Haiti cholera epidemic worse than expected

29th March 2011

The cholera epidemic crippling the country of Haiti will probably be far worse than governments predicted, according to a recent US study.


Researchers said that, rather than infecting 400,000, the disease could strike almost 800,000 people, and that governments around the world needed to combine their efforts to stem the progress of the epidemic.

Prior to the outbreak last year, Haiti had not had a cholera epidemic in 100 years.

The epidemic followed a devastating earthquake, which uprooted hundreds of thousands of people.

Researchers used a new type of mathematical model to predict the progress of the epidemic around the country.

The new model forecasts over 11,000 deaths by the end of November, if levels of treatment remain the same.

Study co-author Jason Andrews, a research fellow at the Harvard School of Public Health, said that the UN estimate was based on an erroneous assumption arrived at by guesswork.

He said that the UN had ignored the dynamics of cholera epidemics when making its prediction.

In the recent study, the researchers not only used well-established mathematical methods to forecast the impact of the disease and its progress, but also predicted the impact the disease would have on drinking water and on the distribution of vaccines and medicine.

Using the model, the authors predicted that governments could prevent 170,000 cases of cholera and 3,400 deaths by lending a hand to medical teams operating in Haiti.

The researchers calculated that vaccinating 10% of the population of Haiti would prevent 63,000 cases of the disease, amounting to about 900 deaths.

They found that treating about half of all cases based on severity would prevent a further 1,300 deaths.

Andrews said that fighting the cholera epidemic in Haiti would need serious investment from the international community, requiring two million doses of vaccine.

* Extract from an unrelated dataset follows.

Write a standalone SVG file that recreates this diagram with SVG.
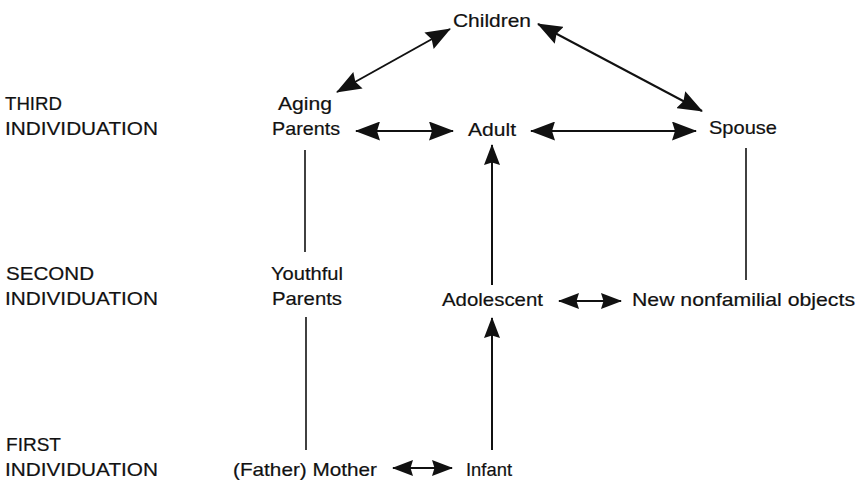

But Marcos Espinal, head of health surveillance, disease prevention and control at the Pan American Health Organisation (PAHO), defended the UN's forecast about the epidemic.

He said that the UN's projection had not yet been proven wrong.

But the recent study was not the first to highlight the potential inaccuracy of the UN's first cholera estimate.

A few weeks ago, another US team of researchers predicted that the cholera epidemic in Haiti would be bigger than expected.

Those researchers also said that the UN's estimates were crude, based on a single number and a single assumption about the spread of the disease.

Sanjay Basu, of the University of California in San Fransisco, said at the time that the epidemic would be larger than predicted in terms of sheer numbers, lasting far longer than governments had originally believed.